Power law saturation is just straight vertical until you hit saturation almost immediately.
Now to markets. What it looks like you’ve got in the early days of up trend is pure exponential, but actually there is a finite number of humans who can and will adopt that technology at the time. Crypto is interesting because we have a live market price linked to that adoption so we see these curves in real time. What we actually get is S-S-S-curves as we open up new sets of believers. This is actually nice because it gives people chance to buy the asset whilst it’s in its growth phase.
Gompertz style growth makes that harder, you have a window to buy low, but then the up trend is over quick. An asset bangs and you miss the boat easily.
The problem is what we’ve actually got for the most part is power law saturation and that growth happens in the private markets. Assets find their saturated value before you get a chance to even buy them as VCs price them in behind closed doors.

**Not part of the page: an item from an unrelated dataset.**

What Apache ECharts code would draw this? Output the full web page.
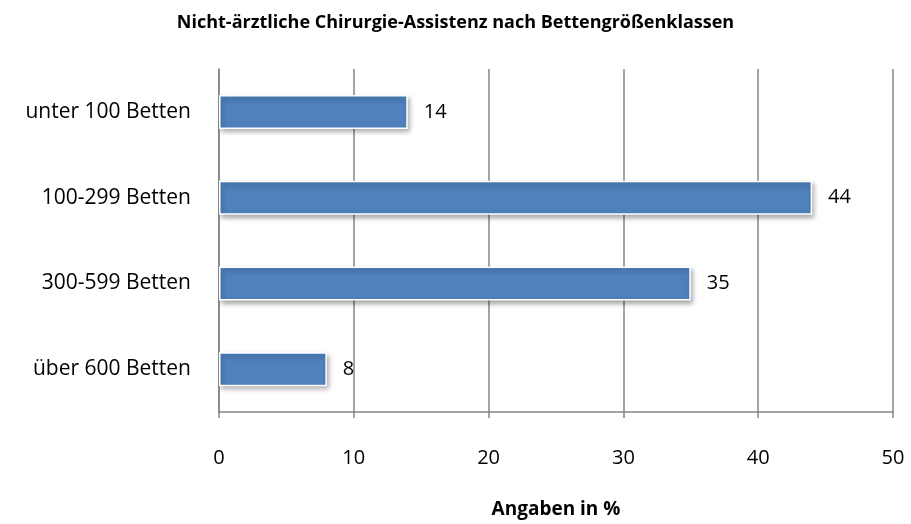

Then they launch at their saturated value. And often that saturated value is not actually correct because they’re networks that don’t have (real) users. We even started to do this without any product at all. This is why alts have been obliterated this year.
Bitcoin, Ethereum and Solana (and some others) actually had time in the market at under their true valuations allowing people to hit the up trend, hence their popularity.
In order to get to the next higher belief ceiling we actually have to build stuff that makes people think this stuff is actually useful and can benefit their daily lives. It’s all about collective belief.
The caveat being that actually crypto is insanely disruptive and even without new stuff collective belief could re-price bitcoin to a million dollars (quickly) simply by people believing that fiat currency m is going to zero (for example). And everything gets dragged up with it.
So yeah, believe in exponentials, but realise that unbounded exponentials don’t actually exist.